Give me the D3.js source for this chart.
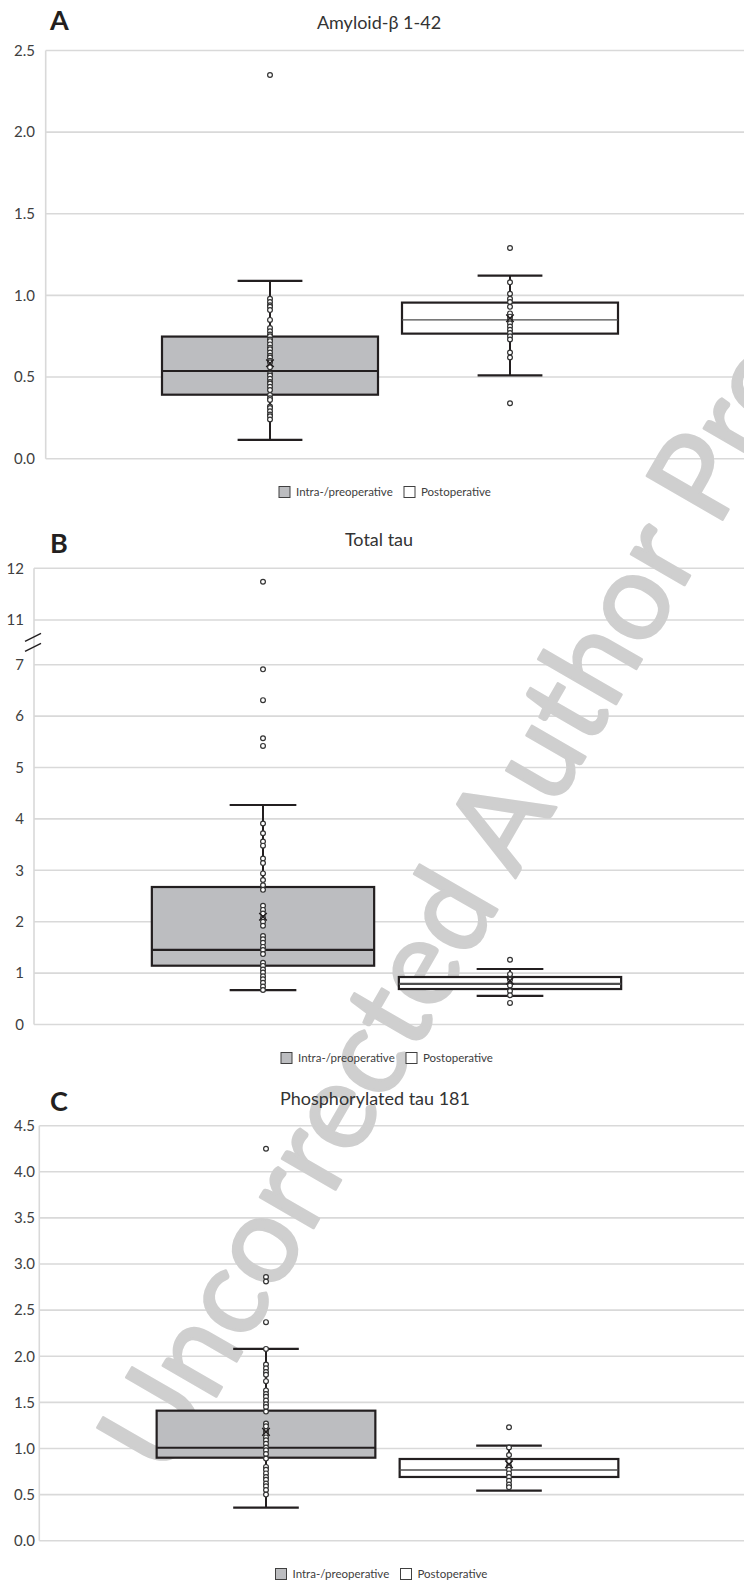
<!DOCTYPE html>
<html>
<head>
<meta charset="utf-8">
<script src="https://d3js.org/d3.v7.min.js"></script>
<style>
  html, body { margin: 0; padding: 0; background: #fff; }
  svg { display: block; font-family: Lato, "Open Sans", sans-serif; }
</style>
</head>
<body>
<div id="chart"></div>
<script>
// series + titles
const seriesNames = ['Intra-/preoperative', 'Postoperative'];
const panelLetters = ['A', 'B', 'C'];
const panelTitles = ['Amyloid-β 1-42', 'Total tau', 'Phosphorylated tau 181'];

// tick labels
const abTicks = [0, 0.5, 1.0, 1.5, 2.0, 2.5];
const ttTicks = [0, 1, 2, 3, 4, 5, 6, 7, 11, 12];
const ptTicks = [0, 0.5, 1.0, 1.5, 2.0, 2.5, 3.0, 3.5, 4.0, 4.5];

// box stats: [whisker low, Q1, median, Q3, whisker high, mean]
const abIntraStats = [0.115, 0.392, 0.537, 0.748, 1.089, 0.585];
const abPostStats  = [0.51, 0.766, 0.85, 0.956, 1.121, 0.86];
const ttIntraStats = [0.67, 1.144, 1.45, 2.675, 4.27, 2.097];
const ttPostStats  = [0.555, 0.69, 0.79, 0.924, 1.08, 0.85];
const ptIntraStats = [0.358, 0.90, 1.009, 1.41, 2.079, 1.18];
const ptPostStats  = [0.542, 0.691, 0.767, 0.886, 1.03, 0.829];

// individual points
const abIntraPoints = [2.35, 0.98, 0.96, 0.94, 0.93, 0.91, 0.85, 0.80, 0.78, 0.76, 0.75, 0.73, 0.72, 0.70, 0.68,
  0.67, 0.65, 0.63, 0.62, 0.60, 0.59, 0.56, 0.52, 0.51, 0.49, 0.47, 0.46, 0.44, 0.42, 0.39, 0.37, 0.36, 0.32,
  0.31, 0.29, 0.27, 0.26, 0.24];
const abPostPoints = [1.29, 1.08, 1.01, 0.98, 0.96, 0.93, 0.89, 0.87, 0.85, 0.83, 0.81, 0.79, 0.77, 0.75, 0.73,
  0.65, 0.62, 0.34];
const ttIntraPoints = [11.74, 6.91, 6.31, 5.57, 5.42, 3.91, 3.72, 3.56, 3.48, 3.23, 3.14, 2.94, 2.81, 2.71, 2.62,
  2.31, 2.23, 2.16, 2.07, 2.00, 1.92, 1.72, 1.66, 1.59, 1.51, 1.45, 1.37, 1.20, 1.14, 1.07, 1.01, 0.94, 0.88,
  0.81, 0.74, 0.67];
const ttPostPoints = [1.26, 0.98, 0.87, 0.76, 0.65, 0.57, 0.42];
const ptIntraPoints = [4.25, 2.86, 2.81, 2.37, 2.08, 1.91, 1.87, 1.83, 1.80, 1.73, 1.63, 1.59, 1.56, 1.52, 1.48,
  1.45, 1.40, 1.27, 1.24, 1.19, 1.16, 1.12, 1.09, 1.05, 1.01, 0.98, 0.94, 0.89, 0.80, 0.77, 0.73, 0.69, 0.66,
  0.62, 0.59, 0.55, 0.50];
const ptPostPoints = [1.23, 1.01, 0.93, 0.86, 0.81, 0.77, 0.73, 0.69, 0.65, 0.61, 0.58];

const watermark = 'Uncorrected Author Proof';

const width = 744, height = 1584;
const gridRight = 744;
const boxFill = ['#bcbdc0', '#ffffff'];
const ink = '#231f20';

// layout per panel (pixels only)
const panels = [
  {
    ticks: abTicks, stats: [abIntraStats, abPostStats], points: [abIntraPoints, abPostPoints],
    y: d3.scaleLinear().domain([0, 2.5]).range([458.7, 50.5]),
    axisX: 45.7, labelX: 35, xRange: [150, 630], fmt: d3.format('.1f'),
    letterY: 30, titleX: 379, titleY: 29, legendX: 279, legendY: 492, medianW: [2, 1.4]
  },
  {
    ticks: ttTicks, stats: [ttIntraStats, ttPostStats], points: [ttIntraPoints, ttPostPoints],
    y: d3.scaleLinear().domain([0, 7, 11, 12]).range([1024.5, 664.7, 620, 568.3]),
    axisX: 34, labelX: 24, xRange: [139.5, 633.5], fmt: d3.format('d'),
    letterY: 552.5, titleX: 379, titleY: 546, legendX: 281, legendY: 1058, medianW: [2.2, 2.2],
    brk: true
  },
  {
    ticks: ptTicks, stats: [ptIntraStats, ptPostStats], points: [ptIntraPoints, ptPostPoints],
    y: d3.scaleLinear().domain([0, 4.5]).range([1540.7, 1125.7]),
    axisX: 39.3, labelX: 35, xRange: [144.5, 630.5], fmt: d3.format('.1f'),
    letterY: 1111, titleX: 375, titleY: 1105, legendX: 275.5, legendY: 1574, medianW: [2, 1.4]
  }
];

const svg = d3.select('#chart').append('svg')
  .attr('width', width)
  .attr('height', height);

const gridLayer = svg.append('g').attr('class', 'grid-layer');
const wmLayer = svg.append('g').attr('class', 'watermark-layer');
const markLayer = svg.append('g').attr('class', 'mark-layer');

panels.forEach((p, pi) => {
  const y = p.y;
  const x = d3.scaleBand()
    .domain(seriesNames)
    .range(p.xRange)
    .paddingInner(0.1)
    .paddingOuter(0.05);
  const bw = x.bandwidth();
  const capW = bw * 0.3;
  const yTop = y(d3.max(p.ticks));
  const yBottom = y(0);

  // gridlines
  gridLayer.append('g')
    .selectAll('line')
    .data(p.ticks)
    .join('line')
    .attr('x1', p.axisX)
    .attr('x2', gridRight)
    .attr('y1', d => y(d))
    .attr('y2', d => y(d))
    .style('stroke', '#d9d9d9')
    .style('stroke-width', 1.6);

  // value axis line
  gridLayer.append('line')
    .attr('x1', p.axisX).attr('x2', p.axisX)
    .attr('y1', yTop).attr('y2', yBottom)
    .style('stroke', '#d9d9d9')
    .style('stroke-width', 1.6);

  // tick labels
  const yAxis = d3.axisLeft(y).tickValues(p.ticks).tickFormat(p.fmt).tickSize(0).tickPadding(0);
  const axG = gridLayer.append('g')
    .attr('transform', `translate(${p.labelX},0)`)
    .call(yAxis);
  axG.select('.domain').remove();
  axG.selectAll('text')
    .style('font-family', 'Lato, sans-serif')
    .style('font-size', '15px')
    .style('fill', '#404040');

  // axis break marks
  if (p.brk) {
    const mid = (y(7) + y(11)) / 2;
    [-5, 5].forEach(off => {
      gridLayer.append('line')
        .attr('x1', p.axisX - 9).attr('x2', p.axisX + 7)
        .attr('y1', mid + off + 4).attr('y2', mid + off - 4)
        .style('stroke', ink)
        .style('stroke-width', 1.3);
    });
  }

  // panel letter + title
  markLayer.append('text')
    .attr('x', 50)
    .attr('y', p.letterY)
    .style('font-family', 'Lato, sans-serif')
    .style('font-weight', 'bold')
    .style('font-size', '27px')
    .style('fill', ink)
    .text(panelLetters[pi]);

  markLayer.append('text')
    .attr('x', p.titleX)
    .attr('y', p.titleY)
    .attr('text-anchor', 'middle')
    .style('font-family', 'Lato, sans-serif')
    .style('font-size', '18px')
    .style('fill', '#333')
    .text(panelTitles[pi]);

  // boxes
  seriesNames.forEach((name, si) => {
    const [lo, q1, med, q3, hi, mean] = p.stats[si];
    const cx = x(name) + bw / 2;
    const g = markLayer.append('g').attr('class', 'box');

    // whisker stems
    g.append('line')
      .attr('x1', cx).attr('x2', cx)
      .attr('y1', y(hi)).attr('y2', y(lo))
      .style('stroke', ink).style('stroke-width', 2);

    // whisker caps
    g.selectAll('line.cap')
      .data([lo, hi])
      .join('line')
      .attr('class', 'cap')
      .attr('x1', cx - capW / 2).attr('x2', cx + capW / 2)
      .attr('y1', d => y(d)).attr('y2', d => y(d))
      .style('stroke', ink).style('stroke-width', 2.2);

    // box
    g.append('rect')
      .attr('x', x(name))
      .attr('y', y(q3))
      .attr('width', bw)
      .attr('height', y(q1) - y(q3))
      .style('fill', boxFill[si])
      .style('stroke', ink)
      .style('stroke-width', 2.2);

    // median
    g.append('line')
      .attr('x1', x(name)).attr('x2', x(name) + bw)
      .attr('y1', y(med)).attr('y2', y(med))
      .style('stroke', si === 0 ? ink : '#4d4d4d')
      .style('stroke-width', p.medianW[si]);

    // points
    g.selectAll('circle')
      .data(p.points[si])
      .join('circle')
      .attr('cx', cx)
      .attr('cy', d => y(d))
      .attr('r', 2.4)
      .style('fill', '#fff')
      .style('stroke', '#333')
      .style('stroke-width', 1.2);

    // mean marker
    const my = y(mean), s = 3.8;
    g.append('path')
      .attr('d', `M${cx - s},${my - s}L${cx + s},${my + s}M${cx - s},${my + s}L${cx + s},${my - s}`)
      .style('stroke', ink)
      .style('stroke-width', 1.4)
      .style('fill', 'none');
  });

  // legend
  const lg = markLayer.append('g')
    .attr('transform', `translate(${p.legendX},${p.legendY})`);
  const items = lg.selectAll('g')
    .data(seriesNames)
    .join('g')
    .attr('transform', (d, i) => `translate(${i * 125},0)`);
  items.append('rect')
    .attr('x', 0).attr('y', -5.5)
    .attr('width', 11).attr('height', 11)
    .style('fill', (d, i) => boxFill[i])
    .style('stroke', '#404040')
    .style('stroke-width', 1);
  items.append('text')
    .attr('x', 17)
    .attr('y', 0)
    .attr('dy', '0.36em')
    .style('font-family', 'Lato, sans-serif')
    .style('font-size', '11.5px')
    .style('fill', '#404040')
    .text(d => d);
});

// watermark
wmLayer.append('text')
  .attr('transform', 'translate(168,1480) rotate(-60)')
  .style('font-family', 'Lato, sans-serif')
  .style('font-size', '122px')
  .style('fill', '#cfcfcf')
  .style('stroke', '#cfcfcf')
  .style('stroke-width', 2.5)
  .style('stroke-linejoin', 'round')
  .text(watermark);
</script>
</body>
</html>
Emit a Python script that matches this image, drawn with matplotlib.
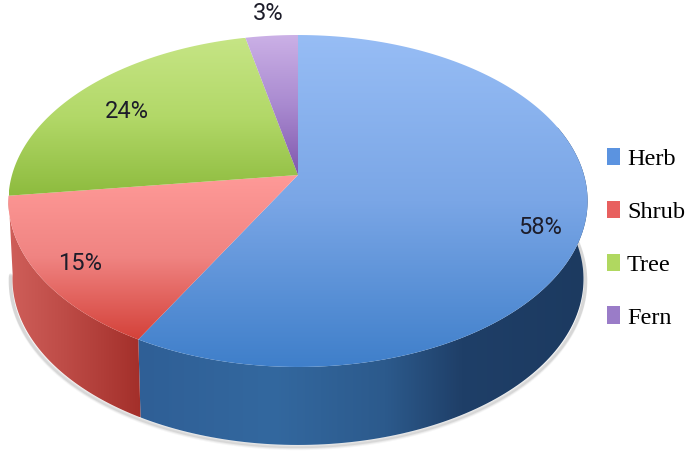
import numpy as np
import matplotlib
matplotlib.use('Agg')
import matplotlib.pyplot as plt
from matplotlib.colors import LinearSegmentedColormap
from matplotlib.patches import Patch, Polygon

categories = ['Herb', 'Shrub', 'Tree', 'Fern']
shares = [58, 15, 23.6, 3.4]
pct_labels = ['58%', '15%', '24%', '3%']

# colours, top of slice -> bottom of slice
top_colors = {'Herb': ['#97bdf5', '#7aa6e6', '#3f7fca'],
              'Shrub': ['#ff9a98', '#f08482', '#d4423a'],
              'Tree': ['#c6e585', '#b2d868', '#8dbb3e'],
              'Fern': ['#cbb0e6', '#a98ad0', '#8058ad']}
side_colors = {'Herb': [(0.0, '#2f5f96'), (0.3, '#33689f'), (0.55, '#2c5a8c'), (0.72, '#1f3f68'), (1.0, '#1c3a60')],
               'Shrub': [(0.0, '#cf5f5a'), (0.4, '#bf4d48'), (1.0, '#a32f2a')]}
legend_colors = {'Herb': '#5b93e0', 'Shrub': '#e8605f', 'Tree': '#b0d860', 'Fern': '#9a7cc8'}


def rim(theta, radius=286.0, shift=0.0):
    # circle seen in perspective, theta clockwise from the back of the pie
    u, v = np.sin(theta), np.cos(theta)
    w = 1 + 0.1566 * v
    return 298 + radius * u / w, (175 - 134.5 * v) / w + shift


def gradient(ax, poly, stops, vertical=True):
    xs, ys = poly[:, 0], poly[:, 1]
    cmap = LinearSegmentedColormap.from_list('g', stops)
    ramp = np.linspace(0, 1, 256)
    ramp = ramp[:, None] if vertical else ramp[None, :]
    im = ax.imshow(ramp, cmap=cmap, vmin=0, vmax=1, aspect='auto', origin='upper',
                   extent=(xs.min(), xs.max(), ys.max(), ys.min()), interpolation='bilinear')
    clip = Polygon(poly, closed=True, transform=ax.transData, facecolor='none', edgecolor='none')
    ax.add_patch(clip)
    im.set_clip_path(clip)


fig = plt.figure(figsize=(6.85, 4.67), dpi=100)
ax = fig.add_axes([0, 0, 1, 1])

edges = np.radians(np.concatenate([[0], np.cumsum(shares)]) * 3.6)

# soft shadow under the wall
t = np.linspace(np.radians(80), edges[2], 200)
for off, a in [(3.5, 0.05), (2.5, 0.08), (1.5, 0.12)]:
    xb, yb = rim(t, 284, 78 + off)
    ax.plot(xb, yb, color='#555555', alpha=a, lw=2.5, solid_capstyle='round', zorder=-1)

# outer wall, only the two front slices show it
front_a = np.radians(72)
for name, a, b in zip(categories[:2], edges[:2], edges[1:3]):
    t = np.linspace(max(a, front_a), b, 120)
    xt, yt = rim(t)
    xb, yb = rim(t, 282, 78)
    poly = np.column_stack([np.r_[xt, xb[::-1]], np.r_[yt, yb[::-1]]])
    gradient(ax, poly, side_colors[name], vertical=False)

# top face
for name, a, b in zip(categories, edges[:-1], edges[1:]):
    t = np.linspace(a, b, 200)
    xr, yr = rim(t)
    poly = np.column_stack([np.r_[298, xr], np.r_[175, yr]])
    gradient(ax, poly, top_colors[name])

# percentage labels
label_xy = [(540, 227), (80, 264), (127, 111), (268, 14)]
for txt, (x, y) in zip(pct_labels, label_xy):
    ax.text(x, y, txt, ha='center', va='center', fontsize=17, color='#1d1d2a', family='Roboto')

handles = [Patch(facecolor=legend_colors[c], edgecolor='none') for c in categories]
ax.legend(handles, categories, loc='upper left', bbox_to_anchor=(607 / 685, 1 - 148 / 467), frameon=False,
          prop={'family': 'Liberation Serif', 'size': 17.5}, labelspacing=1.26, handlelength=0.52, handleheight=0.72,
          handletextpad=0.3, borderaxespad=0, borderpad=0)

ax.set_xlim(0, 685)
ax.set_ylim(467, 0)
ax.axis('off')
fig.savefig('out.png', dpi=100)
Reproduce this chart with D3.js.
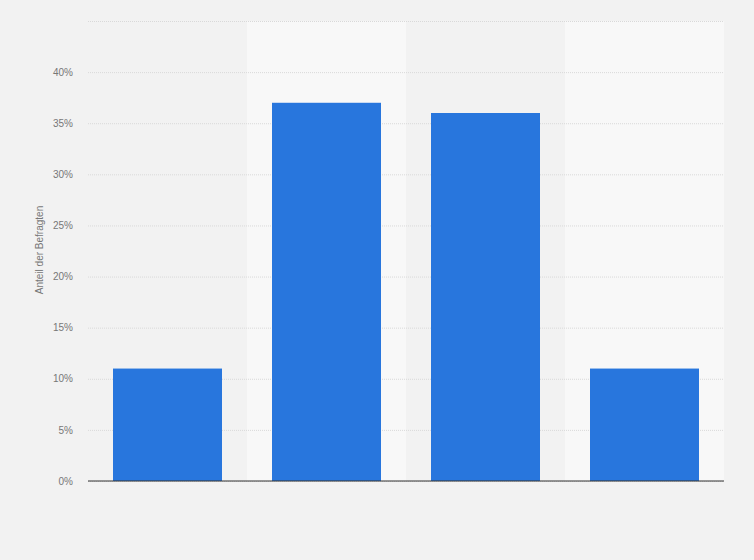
<!DOCTYPE html>
<html><head><meta charset="utf-8">
<script src="https://cdn.jsdelivr.net/npm/d3@7"></script>
<style>
html,body{margin:0;padding:0;background:#f2f2f2;}
svg{display:block;font-family:"Liberation Sans",Arial,sans-serif;}
</style></head>
<body>
<svg id="chart" width="754" height="560"></svg>
<script>
const categories = ["Kategorie 1", "Kategorie 2", "Kategorie 3", "Kategorie 4"];
const values = [11, 37, 36, 11];
const yTicks = [0, 5, 10, 15, 20, 25, 30, 35, 40, 45];
const yLabel = "Anteil der Befragten";

const svg = d3.select("#chart");
const W = 754, H = 560;
const m = {left: 88, right: 30, top: 21, bottom: 79};
const iw = W - m.left - m.right, ih = H - m.top - m.bottom;

svg.append("rect").attr("width", W).attr("height", H).attr("fill", "#f2f2f2");
const g = svg.append("g").attr("transform", `translate(${m.left},${m.top})`);

const x = d3.scaleBand().domain(categories).range([0, iw]).paddingInner(0).paddingOuter(0);
const y = d3.scaleLinear().domain([0, 45]).range([ih, 0]);

// alternating bands
g.selectAll("rect.band").data(categories).join("rect")
  .attr("class", "band")
  .attr("x", d => x(d)).attr("y", 0)
  .attr("width", x.bandwidth()).attr("height", ih)
  .attr("fill", (d, i) => i % 2 ? "#f8f8f8" : "#f2f2f2");

// grid
const grid = g.append("g").call(d3.axisLeft(y).tickValues(yTicks).tickSize(-iw).tickFormat(""));
grid.select(".domain").remove();
grid.selectAll("line").attr("stroke", "#d9d9d9").attr("stroke-dasharray", "1,1");

// y axis labels
const ax = g.append("g").call(d3.axisLeft(y).tickValues(yTicks.filter(t => t <= 40)).tickSize(0).tickPadding(15).tickFormat(d => d + "%"));
ax.select(".domain").remove();
ax.selectAll("text").attr("fill", "#777").style("font-size", "10px").attr("font-family", "Liberation Sans, Arial, sans-serif");

// bars
const inner = 25;
g.selectAll("rect.bar").data(values).join("rect")
  .attr("class", "bar")
  .attr("x", (d, i) => x(categories[i]) + inner)
  .attr("width", x.bandwidth() - 2 * inner)
  .attr("y", d => y(d))
  .attr("height", d => y(0) - y(d))
  .attr("fill", "#2876dd");

// baseline
g.append("line").attr("x1", 0).attr("x2", iw).attr("y1", y(0)).attr("y2", y(0))
  .attr("stroke", "#333").attr("stroke-width", 1.2);

// y label
svg.append("text")
  .attr("transform", `translate(43,250) rotate(-90)`)
  .attr("text-anchor", "middle")
  .attr("fill", "#777").style("font-size", "10px")
  .text(yLabel);
</script>
</body></html>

**EXERCISE BRIEF**. Which lines contain the word "script"? Copy each one.

**CORRECT RESPONSE**.
<script src="https://d3js.org/d3.v7.min.js"></script>
<script>
</script>
Emit a Python script that matches this image, drawn with matplotlib.
<script src="https://cdn.jsdelivr.net/npm/d3@7"></script>
<script>
</script>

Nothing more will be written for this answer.